(For any who aren't regular readers here, Pedro the Spikey Bikey is, well...my bikey)
God has funny ways of teaching us, myriad methods of revealing who he is and what life is about. Last week, my teacher was Pedro the Wise.
I learn a lot from my time biking. I have gleaned tremendous lessons about perseverance, and about how we can do far more than we think we can sometimes. Attacking a killer hill has taught me a lot about what it means to refuse to quit. This time around, on a rather rocky stretch of single track, Pedro offered a lesson on perspective.
Now, I still have a lot to learn about navigating rocky trails. Sometimes I hit them at awkward angles. Sometimes I brake at the wrong time. Sometimes I chicken out (errr...make a wise decision?) and walk over them. But one thing I do know about navigating obstacles on a bike: where your gaze is fixed, there your front tire will go.

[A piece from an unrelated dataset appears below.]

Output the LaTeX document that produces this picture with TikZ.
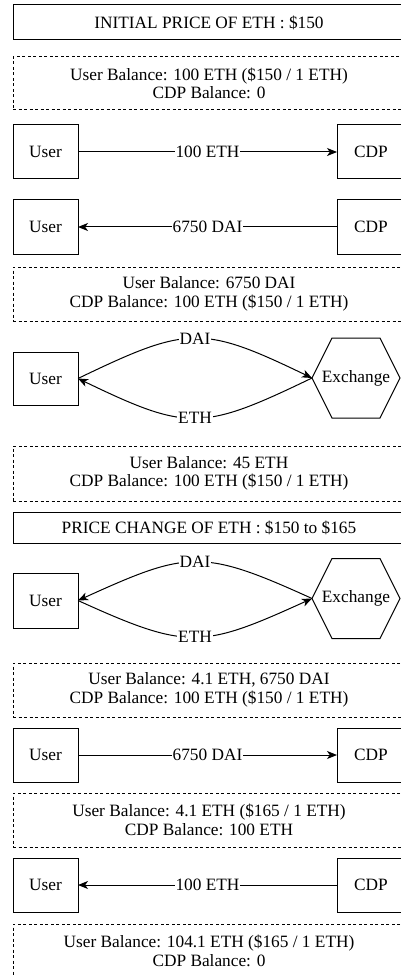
\documentclass[tikz,border=0pt]{standalone}
\usepackage{fontspec}
\setmainfont{Liberation Serif}
\usetikzlibrary{arrows.meta}
\begin{document}
\begin{tikzpicture}[x=1pt,y=-1pt,line width=1pt,
  every node/.style={font=\fontsize{17.3}{18.5}\selectfont, inner sep=0pt, outer sep=0pt, align=center},
  box/.style={draw, minimum width=65pt, minimum height=54pt},
  cdpbox/.style={draw, minimum width=68pt, minimum height=54pt},
  wide/.style={draw, minimum width=392pt, minimum height=54pt},
  dashedbox/.style={wide, dash pattern=on 3pt off 2.5pt},
  hexn/.style={minimum width=88pt, minimum height=80pt},
  lbl/.style={fill=white, inner sep=1pt},
  arr/.style={-{Stealth[length=10pt,width=8pt,inset=2.8pt]}}
]
\clip (0,0) rectangle (401,976);
\fill[white] (0,0) rectangle (401,976);

% titles and balances
\node[wide, minimum height=35pt] (t1) at (209,22.5) {INITIAL PRICE OF ETH : \$150};
\node[dashedbox, minimum height=53pt] (b1) at (209,83.5) {User Balance: 100 ETH (\$150 / 1 ETH)\\CDP Balance: 0};

% row 1
\node[box] (u1) at (45.5,152) {User};
\node[cdpbox] (c1) at (371,152) {CDP};
\draw[arr] (u1) -- (c1) node[lbl,midway] {100 ETH};

% row 2
\node[box] (u2) at (45.5,227) {User};
\node[cdpbox] (c2) at (371,227) {CDP};
\draw[arr] (c2) -- (u2) node[lbl,midway] {6750 DAI};

\node[dashedbox] (b2) at (209,294) {User Balance: 6750 DAI\\CDP Balance: 100 ETH (\$150 / 1 ETH)};

% row 3
\node[box, minimum height=53pt] (u3) at (45.5,378.5) {User};
\node[hexn] (x3) at (356,378) {Exchange};
\draw (x3.west) -- ([xshift=20pt]x3.north west) -- ([xshift=-20pt]x3.north east) -- (x3.east)
  -- ([xshift=-20pt]x3.south east) -- ([xshift=20pt]x3.south west) -- cycle;
\draw[arr] (u3.east) .. controls +(110,-53) and +(-110,-53) .. (x3.west) node[lbl,midway] {DAI};
\draw[arr] (x3.west) .. controls +(-110,53) and +(110,53) .. (u3.east) node[lbl,midway] {ETH};

\node[dashedbox, minimum height=55pt] (b3) at (209,473.5) {User Balance: 45 ETH\\CDP Balance: 100 ETH (\$150 / 1 ETH)};

\node[wide, minimum height=31pt] (t2) at (209,527.5) {PRICE CHANGE OF ETH : \$150 to \$165};

% row 4
\node[box, minimum height=55pt] (u4) at (45.5,600.5) {User};
\node[hexn] (x4) at (356,598.5) {Exchange};
\draw (x4.west) -- ([xshift=20pt]x4.north west) -- ([xshift=-20pt]x4.north east) -- (x4.east)
  -- ([xshift=-20pt]x4.south east) -- ([xshift=20pt]x4.south west) -- cycle;
\draw[arr] (x4.west) .. controls +(-110,-50) and +(110,-50) .. (u4.east) node[lbl,midway] {DAI};
\draw[arr] (u4.east) .. controls +(110,50) and +(-110,50) .. (x4.west) node[lbl,midway] {ETH};

\node[dashedbox] (b4) at (209,690) {User Balance: 4.1 ETH, 6750 DAI\\CDP Balance: 100 ETH (\$150 / 1 ETH)};

% row 5
\node[box] (u5) at (45.5,755) {User};
\node[cdpbox] (c5) at (371,755) {CDP};
\draw[arr] (u5) -- (c5) node[lbl,midway] {6750 DAI};

\node[dashedbox] (b5) at (209,820) {User Balance: 4.1 ETH (\$165 / 1 ETH)\\CDP Balance: 100 ETH};

% row 6
\node[box] (u6) at (45.5,885) {User};
\node[cdpbox] (c6) at (371,885) {CDP};
\draw[arr] (c6) -- (u6) node[lbl,midway] {100 ETH};

\node[dashedbox] (b6) at (209,951) {User Balance: 104.1 ETH (\$165 / 1 ETH)\\CDP Balance: 0};
\end{tikzpicture}
\end{document}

It isn't natural, that principle. We want to place our focus on the rock or rut we are avoiding, as if keeping our eyes on it will help us make sure we don't end up there. Stare at the obstacle, however, and you are guaranteed to feel your front tire slamming up against granite or slipping into a crevice. The trick is to not look at where you don't want to go, but to fix your gaze squarely on the one safe passage, on that narrow stretch of trail that doesn't cry disaster. It feels unnatural, like I said, but it works. Even if the back tire does it own thing, you have pretty good odds of gaining control at that point.
Nasty terrain isn't unique to mountain biking, however. Sometimes I get stressed out by the rough stretches of everyday life. I get obsessed with looking out for the million ways I could fail, all those obstacles on the way to walking the narrow road of discipleship. I want to keep my eye on them just to make sure I'm not meandering that way, but it often backfires. Like with biking, most of the time our actions follow our gaze; we act on the things we give our attention to, even if the whole point of giving them attention was for the sake of avoidance. It's like trying to clean up my thought life only by keeping an eye out for the thoughts I don't want to have. Talk about tripping over rocks; it just keeps those very things lingering in the back of my mind.
I'm not saying we shouldn't keep an eye out for stumbling blocks. We need to be aware of stretches of rough terrain in our lives. But I imagine that sometimes Jesus is standing there saying, "I want you to look toward me, not all those potential failures. Keep your eyes fixed on me, set my love always before you, and your feet will begin to follow."